Understanding where a consumer sits along this spectrum is critical. Two households may look similar through a traditional lens, but their underlying financial reality, and future trajectory, can be very different.
Generational Shifts and a Changing Path to Mobility
Age has traditionally been a strong indicator of financial stability. Older consumers tended to have higher incomes, more assets, and greater financial security.
That relationship is now shifting.
In today’s environment, a crossover is emerging. Younger consumers, particularly Gen Z, are showing signs of early financial momentum. Many are entering the workforce with a strong focus on budgeting, credit building, and financial independence.
At the same time, some millennials, despite being further along in their careers, are feeling the weight of the Silent Squeeze more acutely. Higher housing costs, student loan obligations, and family-related expenses can limit their ability to build liquidity.
This creates a new dynamic where age no longer maps cleanly to financial capacity.
Gen Z consumers, while not universally advantaged, are demonstrating agility. In some cases, they are positioning themselves for upward mobility, potentially forming the foundation of a future upper arm of the K-shaped economy. At the same time, many Gen Zers might also be impacted in the years ahead as they move further from the financial support of their parents. The financial variability within this group is higher than any other generation.
Seeing What Traditional Metrics Miss
One of the biggest challenges in understanding the Resilient Strivers is visibility.
Traditional measures, such as credit scores alone, do not always capture the full picture. Many consumers in this group are managing their obligations responsibly, but their financial stability can be underestimated or overlooked.
This creates both risk and missed opportunity.
By incorporating trended and alternative data — particularly income and employment insights or utility and payment verification — a more complete and real-time view emerges. These signals can highlight consistency, resilience, and capacity that may not be visible through traditional metrics alone.
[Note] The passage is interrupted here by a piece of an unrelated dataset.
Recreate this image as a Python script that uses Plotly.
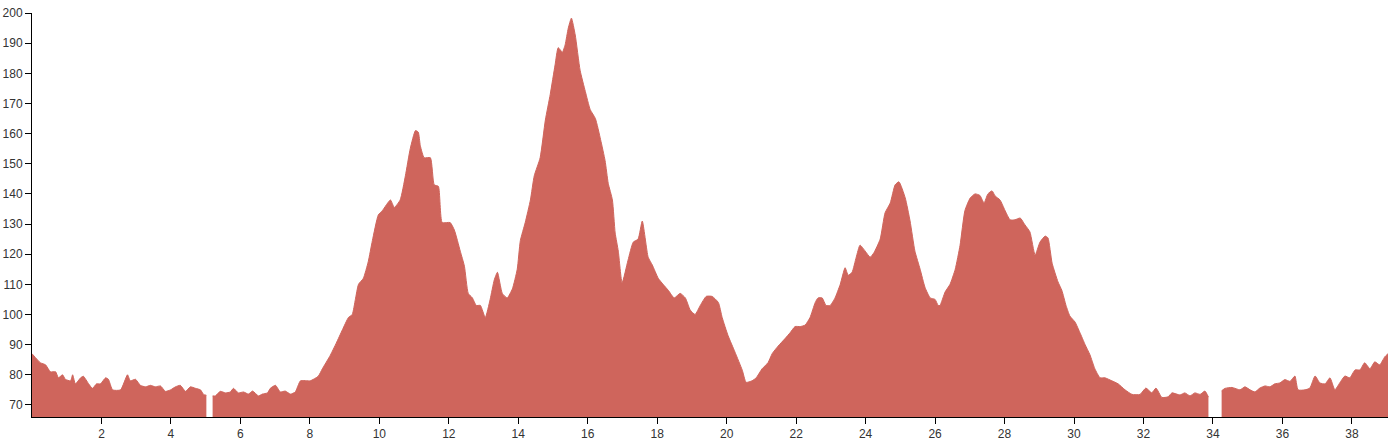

For lenders and businesses, this shift is critical. Expanding the lens does not mean increasing risk. In many cases, it enables smarter decisions and unlocks growth among consumers who are already demonstrating responsible financial behavior.
Key Takeaways for Today’s Economy
The lower arm of the K-shaped economy represents a growing number of consumers, and its story is more nuanced than the word “struggling” suggests. These are Resilient Strivers who are actively managing, adapting, and making deliberate financial choices in a constrained environment.
The Silent Squeeze continues to shape their behavior, influencing how income is allocated and how risk builds over time. At the same time, generational shifts are redefining traditional assumptions about age and financial stability, with younger consumers showing new pathways to upward mobility.
For organizations, the opportunity lies in better understanding this complexity. Looking beyond traditional metrics and recognizing real-time indicators of financial behavior can reveal both resilience and potential.
In a K-shaped economy, growth is not only found at the top. It is also built by recognizing the strength, adaptability, and future trajectory of those working steadily along the lower arm who are often just one step away from moving upward.